It’s raining success on Oman

A lush green Oman during the monsoons

As the country steps into its wet Khareef season, Oman is in the news, and for the right reasons. Last month, Oman's Ministry of Tourism's international office in France won the prestigious 'Victoires du Tourisme' award beating South Africa and Spain, after it was voted the best tourism office in France. The award coincides with 15 years of Oman Tourism in France.

Thousands of tourists are expected to flock to the country’s southern region in Dhofar as the Khareef (monsoon) season sets in, from now until September 21. During this time, the mountains and plains become lush green, making Dhofar an important tourism destination, especially for many of its rain-thirsty neighbours.

Sheikh Salim bin Ofait Al Shanfri, head of the Dhofar Municipality and head of the organising committee of the Salalah Tourism Festival, said all preparations for the Salalah Tourism Festival from June 30 to August 31 are complete. “This year’s version is entitled, ‘Oman Prosperity and Development’ and is designed to reflect the atmosphere of brotherhood, love and prosperity being enjoyed by the Sultanate,” he said.

Salalah Tourism Festival will see an average of 30,000 to 55,000 visitors daily. Last year, the Khareef season attracted 652,000 visitors until September 21, as per the statistics from a survey conducted by the National Centre for Statistics and Information.



Thirteen new hotels started operating in the sultanate during the first five months of this year alone, and the number will increase to 81 hotels by 2018. According to the Ministry, the total number of rooms by the end of 2016 was 18,825 rooms distributed throughout the sultanate, through hotels, resorts, hotel apartments, tourist camps, rest houses, guest houses, heritage hotels and green hotels.

Despite the volatile economic conditions in the region due to the low oil prices, and slow growth in investment, the tourism sector in the Sultanate of Oman is witnessing increasing mobility and demand that drives investors to move forward with tourism and hotel projects that meet this demand.

The number of hotel establishments in the sultanate reached 352 hotel establishments by June 1. The number of hotel establishments by the end of 2016, at 339, increased by 6.6 per cent compared to the year 2015, which was at 318 hotel establishments. The number is expected to rise in 2017 to 352 hotels, it has been reported.

According to the latest data from STR, Oman currently has 15,843 hotels, with another 6,347 rooms in the pipeline, representing growth of 40.1 per cent.

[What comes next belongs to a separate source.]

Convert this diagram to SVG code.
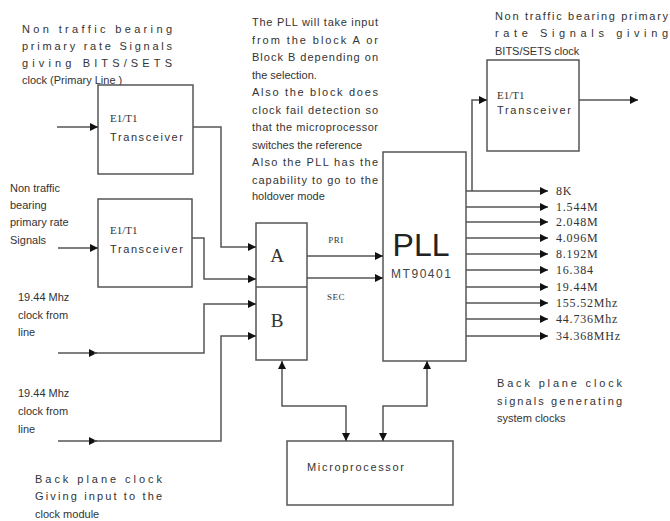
<svg xmlns="http://www.w3.org/2000/svg" width="670" height="521" viewBox="0 0 670 521">
<defs>
<style>
.bx{fill:#fff;stroke:#555;stroke-width:1.5}
.ln{fill:none;stroke:#555;stroke-width:1.5}
.t{font-family:"Liberation Sans",Arial,sans-serif;font-size:11px;fill:#333}
.s{font-family:"Liberation Serif","Times New Roman",serif;fill:#333}
.o{font-family:"Liberation Serif","Times New Roman",serif;font-size:12px;letter-spacing:0.8px;fill:#333}
</style>
<marker id="ah" viewBox="0 0 10 10" refX="10" refY="5" markerWidth="10" markerHeight="8" markerUnits="userSpaceOnUse" orient="auto-start-reverse">
<path d="M0,0 L10,5 L0,10 z" fill="#111"/>
</marker>
</defs>
<rect width="670" height="521" fill="#fff"/>

<g id="notes">
<text class="t" x="22" y="33" textLength="150" lengthAdjust="spacing">Non traffic bearing</text>
<text class="t" x="22" y="50" textLength="150" lengthAdjust="spacing">primary rate Signals</text>
<text class="t" x="22" y="67" textLength="150" lengthAdjust="spacing">giving BITS/SETS</text>
<text class="t" x="22" y="84">clock (Primary Line )</text>

<text class="t" x="252" y="26" textLength="126" lengthAdjust="spacing">The PLL will take input</text>
<text class="t" x="252" y="44" textLength="126" lengthAdjust="spacing">from the block A or</text>
<text class="t" x="252" y="61" textLength="126" lengthAdjust="spacing">Block B depending on</text>
<text class="t" x="252" y="79">the selection.</text>
<text class="t" x="252" y="96" textLength="126" lengthAdjust="spacing">Also the block does</text>
<text class="t" x="252" y="114" textLength="126" lengthAdjust="spacing">clock fail detection so</text>
<text class="t" x="252" y="131" textLength="126" lengthAdjust="spacing">that the microprocessor</text>
<text class="t" x="252" y="149">switches the reference</text>
<text class="t" x="252" y="166" textLength="126" lengthAdjust="spacing">Also the PLL has the</text>
<text class="t" x="252" y="184" textLength="126" lengthAdjust="spacing">capability to go to the</text>
<text class="t" x="252" y="200">holdover mode</text>

<text class="t" x="495" y="20" textLength="173" lengthAdjust="spacing">Non traffic bearing primary</text>
<text class="t" x="495" y="37" textLength="173" lengthAdjust="spacing">rate Signals giving</text>
<text class="t" x="495" y="55">BITS/SETS clock</text>

<text class="t" x="10" y="192">Non traffic</text>
<text class="t" x="10" y="209">bearing</text>
<text class="t" x="10" y="226">primary rate</text>
<text class="t" x="10" y="244">Signals</text>

<text class="t" x="18" y="301">19.44 Mhz</text>
<text class="t" x="18" y="319">clock from</text>
<text class="t" x="18" y="336">line</text>

<text class="t" x="18" y="397">19.44 Mhz</text>
<text class="t" x="18" y="415">clock from</text>
<text class="t" x="18" y="433">line</text>

<text class="t" x="35" y="483" textLength="127" lengthAdjust="spacing">Back plane clock</text>
<text class="t" x="35" y="500" textLength="127" lengthAdjust="spacing">Giving input to the</text>
<text class="t" x="35" y="518">clock module</text>

<text class="t" x="497" y="387" textLength="125" lengthAdjust="spacing">Back plane clock</text>
<text class="t" x="497" y="405" textLength="125" lengthAdjust="spacing">signals generating</text>
<text class="t" x="497" y="422">system clocks</text>
</g>

<g id="tx1">
<rect class="bx" x="98" y="85" width="95" height="89"/>
<text class="s" x="110" y="122" font-size="11">E1/T1</text>
<text class="t" x="110" y="141" textLength="73" lengthAdjust="spacing">Transceiver</text>
</g>
<g id="tx2">
<rect class="bx" x="98" y="199" width="94" height="88"/>
<text class="s" x="110" y="234" font-size="11">E1/T1</text>
<text class="t" x="110" y="253" textLength="73" lengthAdjust="spacing">Transceiver</text>
</g>
<g id="tx3">
<rect class="bx" x="487" y="60" width="92" height="91"/>
<text class="s" x="497" y="99" font-size="11">E1/T1</text>
<text class="t" x="497" y="114" textLength="74" lengthAdjust="spacing">Transceiver</text>
</g>
<g id="selector">
<rect class="bx" x="256" y="223" width="51" height="137"/>
<line class="ln" x1="256" y1="287" x2="307" y2="287"/>
<text class="s" x="277" y="262" font-size="19" text-anchor="middle">A</text>
<text class="s" x="277" y="327" font-size="19" text-anchor="middle">B</text>
</g>
<g id="pll">
<rect class="bx" x="383" y="152" width="83" height="209"/>
<text x="421" y="256" font-family="'Liberation Sans',Arial,sans-serif" font-size="32" fill="#222" text-anchor="middle">PLL</text>
<text x="421" y="278" font-family="'Liberation Sans',Arial,sans-serif" font-size="12" fill="#444" text-anchor="middle" textLength="60" lengthAdjust="spacing">MT90401</text>
</g>
<g id="micro">
<rect class="bx" x="287" y="441" width="166" height="64"/>
<text class="t" x="307" y="471" textLength="97" lengthAdjust="spacing">Microprocessor</text>
</g>

<g id="connectors">
<path class="ln" d="M57,127 H98" marker-end="url(#ah)"/>
<path class="ln" d="M58,248 H98" marker-end="url(#ah)"/>
<path class="ln" d="M193,127 H221 V247 H256" marker-end="url(#ah)"/>
<path class="ln" d="M192,238 H204 V279 H256" marker-end="url(#ah)"/>
<path class="ln" d="M58,353 H97" marker-end="url(#ah)"/>
<path class="ln" d="M94,353 H204 V304 H256" marker-end="url(#ah)"/>
<path class="ln" d="M58,441 H97" marker-end="url(#ah)"/>
<path class="ln" d="M94,441 H221 V336 H256" marker-end="url(#ah)"/>
<path class="ln" d="M307,256 H383" marker-end="url(#ah)"/>
<path class="ln" d="M307,278 H383" marker-end="url(#ah)"/>
<path class="ln" d="M472,191 V100 H487" marker-end="url(#ah)"/>
<path class="ln" d="M579,100 H638" marker-end="url(#ah)"/>
<path class="ln" d="M466,191 H548" marker-end="url(#ah)"/>
<path class="ln" d="M466,207 H548" marker-end="url(#ah)"/>
<path class="ln" d="M466,222 H548" marker-end="url(#ah)"/>
<path class="ln" d="M466,238 H548" marker-end="url(#ah)"/>
<path class="ln" d="M466,254 H548" marker-end="url(#ah)"/>
<path class="ln" d="M466,270 H548" marker-end="url(#ah)"/>
<path class="ln" d="M466,287 H548" marker-end="url(#ah)"/>
<path class="ln" d="M466,303 H548" marker-end="url(#ah)"/>
<path class="ln" d="M466,319 H548" marker-end="url(#ah)"/>
<path class="ln" d="M466,336 H548" marker-end="url(#ah)"/>
<path class="ln" d="M282,361 V406 H346 V441" marker-start="url(#ah)" marker-end="url(#ah)"/>
<path class="ln" d="M427,361 V406 H383 V441" marker-start="url(#ah)" marker-end="url(#ah)"/>
</g>

<g id="labels">
<text class="s" x="336" y="243" font-size="9" text-anchor="middle" letter-spacing="0.5">PRI</text>
<text class="s" x="336" y="300" font-size="9" text-anchor="middle" letter-spacing="0.5">SEC</text>
<text class="o" x="556" y="195">8K</text>
<text class="o" x="556" y="211">1.544M</text>
<text class="o" x="556" y="226">2.048M</text>
<text class="o" x="556" y="242">4.096M</text>
<text class="o" x="556" y="258">8.192M</text>
<text class="o" x="556" y="274">16.384</text>
<text class="o" x="556" y="291">19.44M</text>
<text class="o" x="556" y="307">155.52Mhz</text>
<text class="o" x="556" y="323">44.736Mhz</text>
<text class="o" x="556" y="340">34.368MHz</text>
</g>
</svg>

“Even though rooms are coming up in large numbers, Oman is not a mass tourism destination. We would like to maintain our quality and traditions. It is very important that we do not lose our essence in the journey to get more visitors,” Asma Al Hajry, assistant director general tourism promotions and marketing, told TTN.



Investment in the tourism sector is set to hit $1.17 billion by 2026, according to some reports.

Oman has pledged investments of $2.5 billion for the Omagine Project – a mixed-use development set on 245 acres of prime beachfront facing the Gulf of Oman, which is an integration of cultural, heritage, educational, entertainment and residential elements. Its completion will add to Oman’s growing cultural tourism sector, which includes 18 museums, four Unesco World Heritage Sites, the Royal Opera House Muscat and Sultan Qaboos Grand Mosque.

“Oman is an experience destination, not just sand and beach. We are seeing a lot of people coming to the country for culture, adventure and relaxation but adventure has been the main pillar of Oman tourism with trekking and diving being some of the most favoured activities,” said Al Hajry.



In Oman, three million tourists visited the Sultanate in 2016, of which 299,568 were Indian. Historically, numbers increased 17 per cent in 2015 compared to 2014 and, over the last five years, Oman has seen a 60 per cent increase in the total number of arrivals from India. “The Indian market has been growing very fast for us, especially after we have started promoting Oman as a wedding destination. We hosted about 11 to 12 large-scale Indian weddings in Muscat last year. Indian travellers have also been coming from the GCC.”

Most important feeder markets for this year is UK at number one but in terms of volume, of course it is the GCC and India. Germany and France are also key markets, she adds. We are currently getting a lot of requests from our trade partners in the Chinese market. This is very interesting news for us, as going forward China will become a very important market for us, also Russia and USA.”

Visitor numbers in the first ten months of 2016 reached 2.5 million, representing a year-on-year increase of 15 per cent.

With the recent opening of the Oman Convention & Exhibition Centre, which is expected to host around 28 exhibitions this year, the market is expected to see a slight recovery, with the hotel occupancy forecasted to close at 58 per cent.



A further area of growth for Oman is through passengers arriving at the country’s airports, with a 17 per cent increase in total airport arrivals through to the end of December 2016, while the new terminal at Muscat International Airport, which is expected to open this year, will have a capacity of 12 million passengers per annum.

Salalah International Airport (SAIA) has a current capacity of one million travellers annually with the ability to increase this further by up to six million.

And six other airports are either in planning or construction phase, including the new airport at Ras Al Hadd.